● **What is needed**: Below is a listing to transcribe in full and exactly; keep the pictures out.

○ ○ ○

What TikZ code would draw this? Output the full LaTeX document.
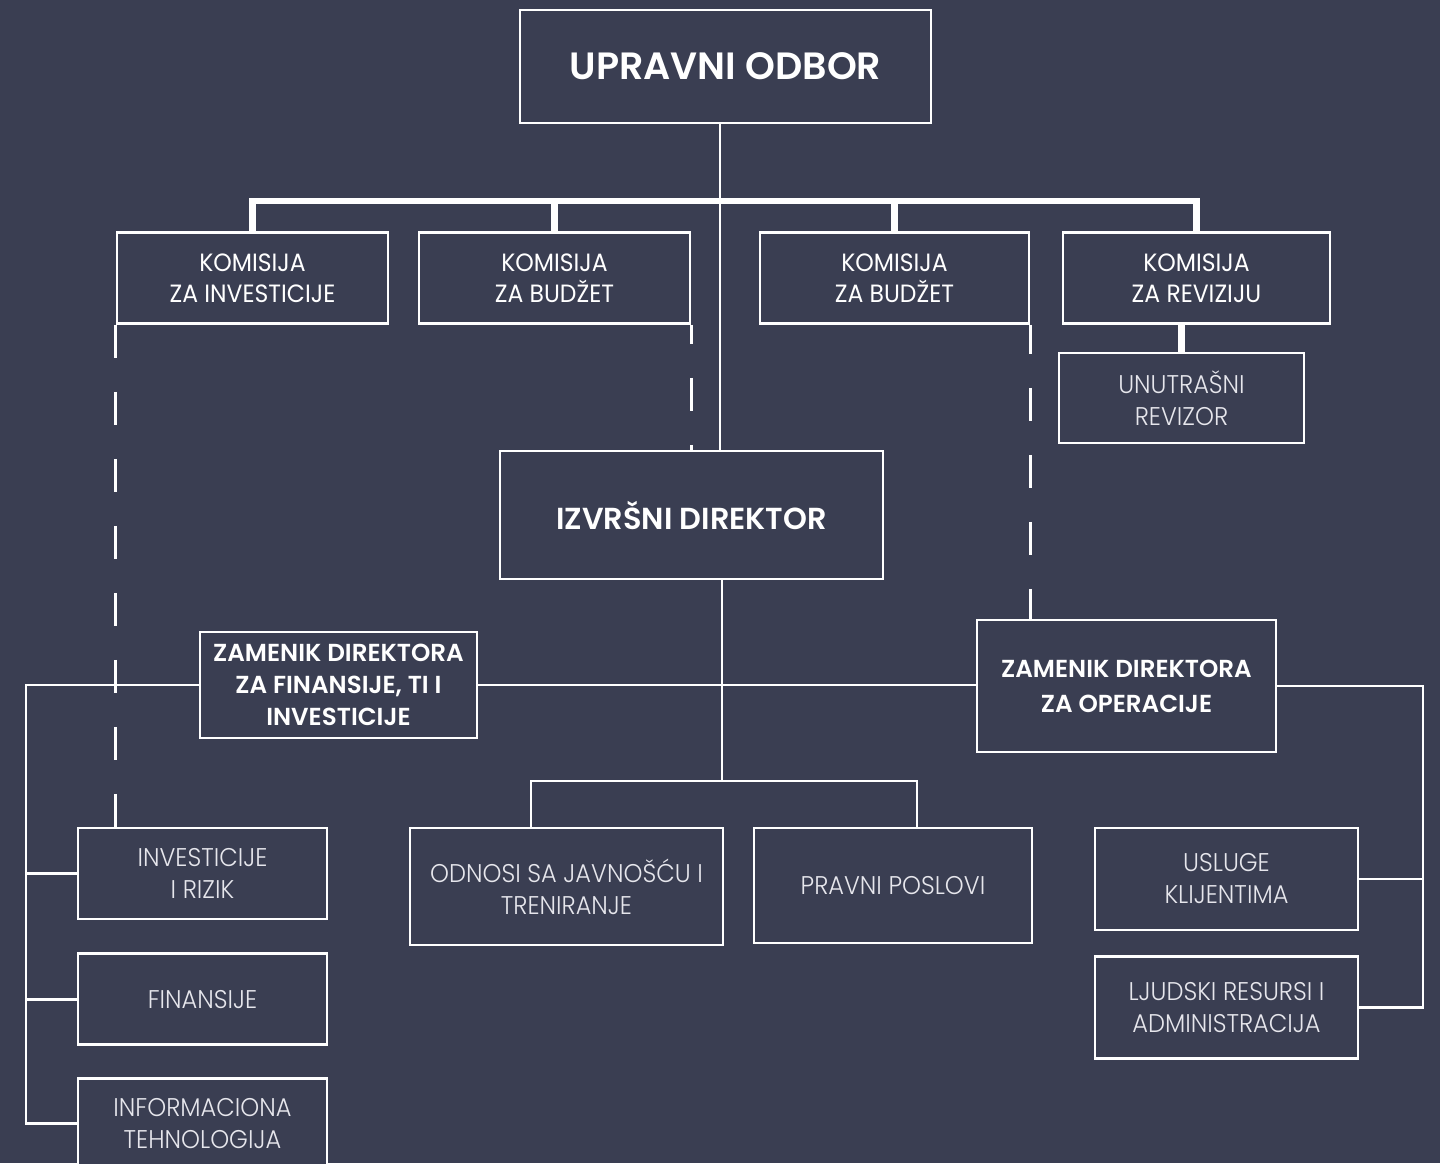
\documentclass[tikz,border=0pt]{standalone}
\usepackage{fontspec}
\setmainfont{Poppins}
\newfontfamily\headfont{Poppins}[BoldFont={* SemiBold}]
\newfontfamily\komfont{Poppins}[FakeStretch=0.94]
\newfontfamily\thinfont{Poppins}[UprightFont={* Light},FakeStretch=0.94]
\usetikzlibrary{positioning}
\definecolor{boardbg}{HTML}{3A3E52}
\definecolor{thingray}{HTML}{E6E6EC}

\begin{document}
\begin{tikzpicture}[
    x=0.5pt,y=-0.5pt,
    node distance=16pt,
    every node/.style={align=center,inner sep=0pt,text=white},
    box/.style={rectangle,draw=white,fill=boardbg,line width=1.3pt},
    title/.style={box,font=\headfont\bfseries\fontsize{19}{22}\selectfont},
    chief/.style={box,font=\headfont\bfseries\fontsize{15.2}{19}\selectfont},
    deputy/.style={box,font=\headfont\bfseries\fontsize{12.3}{16}\selectfont},
    committee/.style={box,minimum width=135.5pt,minimum height=45.5pt,font=\komfont\fontsize{12.5}{15.5}\selectfont},
    unit/.style={box,text=thingray,font=\thinfont\fontsize{12.8}{16}\selectfont},
    link/.style={draw=white,line width=1.4pt},
    bus/.style={draw=white,line width=3.2pt},
    dashlink/.style={link,dash pattern=on 16.5pt off 17pt}
]

\fill[boardbg] (0,0) rectangle (1440,1163);
\useasboundingbox (0,0) rectangle (1440,1163);

% =====================
% BOARD
% =====================
\node[title,minimum width=205.5pt,minimum height=56.5pt] (board) at (725.5,66.5) {UPRAVNI ODBOR};

% =====================
% COMMITTEES
% =====================
\node[committee] (kominv) at (252.5,278) {KOMISIJA\\ZA INVESTICIJE};
\node[committee] (kombud1) at (554.5,278) {KOMISIJA\\ZA BUDŽET};
\node[committee,minimum width=134.5pt] (kombud2) at (894.5,278) {KOMISIJA\\ZA BUDŽET};
\node[committee,minimum width=133.5pt] (komrev) at (1196.5,278) {KOMISIJA\\ZA REVIZIJU};

\node[unit,minimum width=122.5pt,minimum height=45pt] (revizor) at (1181.5,398) {UNUTRAŠNI\\REVIZOR};

% =====================
% MANAGEMENT
% =====================
\node[chief,minimum width=191.5pt,minimum height=64pt] (ceo) at (691.5,515) {IZVRŠNI DIREKTOR};

\node[deputy,minimum width=138.5pt,minimum height=53pt] (zamfin) at (338.5,685) {ZAMENIK DIREKTORA\\ZA FINANSIJE, TI I\\INVESTICIJE};
\node[deputy,minimum width=149.5pt,minimum height=66pt,font=\headfont\bfseries\fontsize{12.3}{17.5}\selectfont] (zamop) at (1126.5,686) {ZAMENIK DIREKTORA\\ZA OPERACIJE};

% =====================
% UNITS
% =====================
\node[unit,minimum width=124.5pt,minimum height=45.5pt] (invest) at (202.5,873.5) {INVESTICIJE\\I RIZIK};
\node[unit,minimum width=124.5pt,minimum height=45.5pt,below=16pt of invest] (finans) {FINANSIJE};
\node[unit,minimum width=124.5pt,minimum height=45.5pt,below=15.5pt of finans] (infotech) {INFORMACIONA\\TEHNOLOGIJA};

\node[unit,minimum width=156.5pt,minimum height=58.5pt] (odnosi) at (566.5,886.5) {ODNOSI SA JAVNOŠĆU I\\TRENIRANJE};
\node[unit,minimum width=139pt,minimum height=57.5pt] (pravni) at (893,885.5) {PRAVNI POSLOVI};

\node[unit,minimum width=131.5pt,minimum height=51pt] (usluge) at (1226.5,879) {USLUGE\\KLIJENTIMA};
\node[unit,minimum width=131.5pt,minimum height=51pt,below=12pt of usluge] (ljudski) {LJUDSKI RESURSI I\\ADMINISTRACIJA};

% junction points
\coordinate (trunk) at (720,201);
\coordinate (stem) at (722,781);
\coordinate (odL) at (531,781);
\coordinate (odR) at (917,781);
\coordinate (lspine) at (26,683);
\coordinate (rspine) at (1423,681);

% =====================
% CONNECTIONS
% =====================
\draw[link] (board.south -| trunk) -- (ceo.north -| trunk);
\draw[bus] (kominv.north) |- (trunk) -| (komrev.north);
\draw[bus] (kombud1.north) -- (kombud1.north |- trunk);
\draw[bus] (kombud2.north) -- (kombud2.north |- trunk);
\draw[bus] (komrev.south -| revizor.north) -- (revizor.north);

\draw[dashlink] (kominv.south west) -- (invest.north -| kominv.south west);
\draw[dashlink,dash phase=7pt] (kombud1.south east) -- (ceo.north -| kombud1.south east);
\draw[dashlink,dash phase=2pt] (kombud2.south east) -- (zamop.north -| kombud2.south east);

\draw[link] (ceo.south -| stem) -- (stem);
\draw[link] (zamfin.east) -- (zamfin.east -| zamop.west);
\draw[link] (odnosi.north -| odL) -- (odL) -- (odR) -- (pravni.north -| odR);

\draw[link] (zamfin.west) -| (infotech.west -| lspine) -- (infotech.west);
\draw[link] (invest.west -| lspine) -- (invest.west);
\draw[link] (finans.west -| lspine) -- (finans.west);

\draw[link] (zamop.east) -| (ljudski.east -| rspine) -- (ljudski.east);
\draw[link] (usluge.east -| rspine) -- (usluge.east);

\end{tikzpicture}
\end{document}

○ ○ ○

● **Correct output**:
What TikZ code would draw this? Output the full LaTeX document.
\documentclass[tikz,border=0pt]{standalone}
\usepackage{fontspec}
\setmainfont{Poppins}
\newfontfamily\headfont{Poppins}[BoldFont={* SemiBold}]
\newfontfamily\komfont{Poppins}[FakeStretch=0.94]
\newfontfamily\thinfont{Poppins}[UprightFont={* Light},FakeStretch=0.94]
\usetikzlibrary{positioning}
\definecolor{boardbg}{HTML}{3A3E52}
\definecolor{thingray}{HTML}{E6E6EC}

\begin{document}
\begin{tikzpicture}[
    x=0.5pt,y=-0.5pt,
    node distance=16pt,
    every node/.style={align=center,inner sep=0pt,text=white},
    box/.style={rectangle,draw=white,fill=boardbg,line width=1.3pt},
    title/.style={box,font=\headfont\bfseries\fontsize{19}{22}\selectfont},
    chief/.style={box,font=\headfont\bfseries\fontsize{15.2}{19}\selectfont},
    deputy/.style={box,font=\headfont\bfseries\fontsize{12.3}{16}\selectfont},
    committee/.style={box,minimum width=135.5pt,minimum height=45.5pt,font=\komfont\fontsize{12.5}{15.5}\selectfont},
    unit/.style={box,text=thingray,font=\thinfont\fontsize{12.8}{16}\selectfont},
    link/.style={draw=white,line width=1.4pt},
    bus/.style={draw=white,line width=3.2pt},
    dashlink/.style={link,dash pattern=on 16.5pt off 17pt}
]

\fill[boardbg] (0,0) rectangle (1440,1163);
\useasboundingbox (0,0) rectangle (1440,1163);

% =====================
% BOARD
% =====================
\node[title,minimum width=205.5pt,minimum height=56.5pt] (board) at (725.5,66.5) {UPRAVNI ODBOR};

% =====================
% COMMITTEES
% =====================
\node[committee] (kominv) at (252.5,278) {KOMISIJA\\ZA INVESTICIJE};
\node[committee] (kombud1) at (554.5,278) {KOMISIJA\\ZA BUDŽET};
\node[committee,minimum width=134.5pt] (kombud2) at (894.5,278) {KOMISIJA\\ZA BUDŽET};
\node[committee,minimum width=133.5pt] (komrev) at (1196.5,278) {KOMISIJA\\ZA REVIZIJU};

\node[unit,minimum width=122.5pt,minimum height=45pt] (revizor) at (1181.5,398) {UNUTRAŠNI\\REVIZOR};

% =====================
% MANAGEMENT
% =====================
\node[chief,minimum width=191.5pt,minimum height=64pt] (ceo) at (691.5,515) {IZVRŠNI DIREKTOR};

\node[deputy,minimum width=138.5pt,minimum height=53pt] (zamfin) at (338.5,685) {ZAMENIK DIREKTORA\\ZA FINANSIJE, TI I\\INVESTICIJE};
\node[deputy,minimum width=149.5pt,minimum height=66pt,font=\headfont\bfseries\fontsize{12.3}{17.5}\selectfont] (zamop) at (1126.5,686) {ZAMENIK DIREKTORA\\ZA OPERACIJE};

% =====================
% UNITS
% =====================
\node[unit,minimum width=124.5pt,minimum height=45.5pt] (invest) at (202.5,873.5) {INVESTICIJE\\I RIZIK};
\node[unit,minimum width=124.5pt,minimum height=45.5pt,below=16pt of invest] (finans) {FINANSIJE};
\node[unit,minimum width=124.5pt,minimum height=45.5pt,below=15.5pt of finans] (infotech) {INFORMACIONA\\TEHNOLOGIJA};

\node[unit,minimum width=156.5pt,minimum height=58.5pt] (odnosi) at (566.5,886.5) {ODNOSI SA JAVNOŠĆU I\\TRENIRANJE};
\node[unit,minimum width=139pt,minimum height=57.5pt] (pravni) at (893,885.5) {PRAVNI POSLOVI};

\node[unit,minimum width=131.5pt,minimum height=51pt] (usluge) at (1226.5,879) {USLUGE\\KLIJENTIMA};
\node[unit,minimum width=131.5pt,minimum height=51pt,below=12pt of usluge] (ljudski) {LJUDSKI RESURSI I\\ADMINISTRACIJA};

% junction points
\coordinate (trunk) at (720,201);
\coordinate (stem) at (722,781);
\coordinate (odL) at (531,781);
\coordinate (odR) at (917,781);
\coordinate (lspine) at (26,683);
\coordinate (rspine) at (1423,681);

% =====================
% CONNECTIONS
% =====================
\draw[link] (board.south -| trunk) -- (ceo.north -| trunk);
\draw[bus] (kominv.north) |- (trunk) -| (komrev.north);
\draw[bus] (kombud1.north) -- (kombud1.north |- trunk);
\draw[bus] (kombud2.north) -- (kombud2.north |- trunk);
\draw[bus] (komrev.south -| revizor.north) -- (revizor.north);

\draw[dashlink] (kominv.south west) -- (invest.north -| kominv.south west);
\draw[dashlink,dash phase=7pt] (kombud1.south east) -- (ceo.north -| kombud1.south east);
\draw[dashlink,dash phase=2pt] (kombud2.south east) -- (zamop.north -| kombud2.south east);

\draw[link] (ceo.south -| stem) -- (stem);
\draw[link] (zamfin.east) -- (zamfin.east -| zamop.west);
\draw[link] (odnosi.north -| odL) -- (odL) -- (odR) -- (pravni.north -| odR);

\draw[link] (zamfin.west) -| (infotech.west -| lspine) -- (infotech.west);
\draw[link] (invest.west -| lspine) -- (invest.west);
\draw[link] (finans.west -| lspine) -- (finans.west);

\draw[link] (zamop.east) -| (ljudski.east -| rspine) -- (ljudski.east);
\draw[link] (usluge.east -| rspine) -- (usluge.east);

\end{tikzpicture}
\end{document}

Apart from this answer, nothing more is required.